So, what is lupus? The Systemic Lupus Erythematosus (SLE) disease is an autoimmune disease that affects the body’s immune system. It has also been shown that a combination of genes, hormones and environmental factors can cause symptoms to occur. At this time, there is no known cause or cure for SLE, but there are ways to cope and minimize irritation. There are several other circumstances under which symptoms can be triggered:
- at puberty
- after childbirth
- through sunlight
- during the menopause
- after viral infection
- as a result of trauma
- after a prolonged course of medication
SLE Lupus Symptoms
Symptoms vary from person to person, but there are many SLE symptoms that are common to all lupus disease patients. Certain drugs or infections can cause symptoms. Some of these symptoms include:
- fatigue and exhaustion
- aching and/or swollen joints
- lupus rashes on body and facial areas
Is Lupus Contagious?
Lupus is not contagious and cannot be passed from one person to another through contact or even by exchanging bodily fluids. The actual cause is unknown, but the origination and SLE has been identified within the body’s immune system. Various studies have shown that some aspects of SLE are hereditary and are genetically inherited.
Is Lupus Fatal?
Lupus isn’t usually fatal. Those that carefully manage their symptoms and maintain a healthy lifestyle generally live long, productive lives.
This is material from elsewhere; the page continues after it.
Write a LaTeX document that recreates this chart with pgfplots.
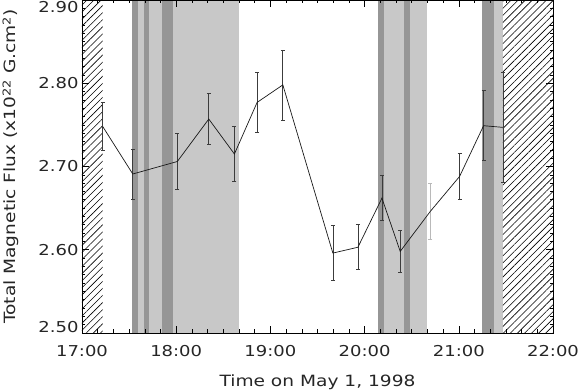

SLE is a condition and has symptoms that may come and go or come, go and never return. Regardless of the intensity of the disease’s activity, there have been very few cases where lupus was deemed the cause of death, but it is not unheard of. Lupus itself doesn’t cause death, but it creates a situation where infection overwhelms the body and the immune system is inadequate to respond. A high level of sanitation and lupus treatment can almost always help avoid fatality.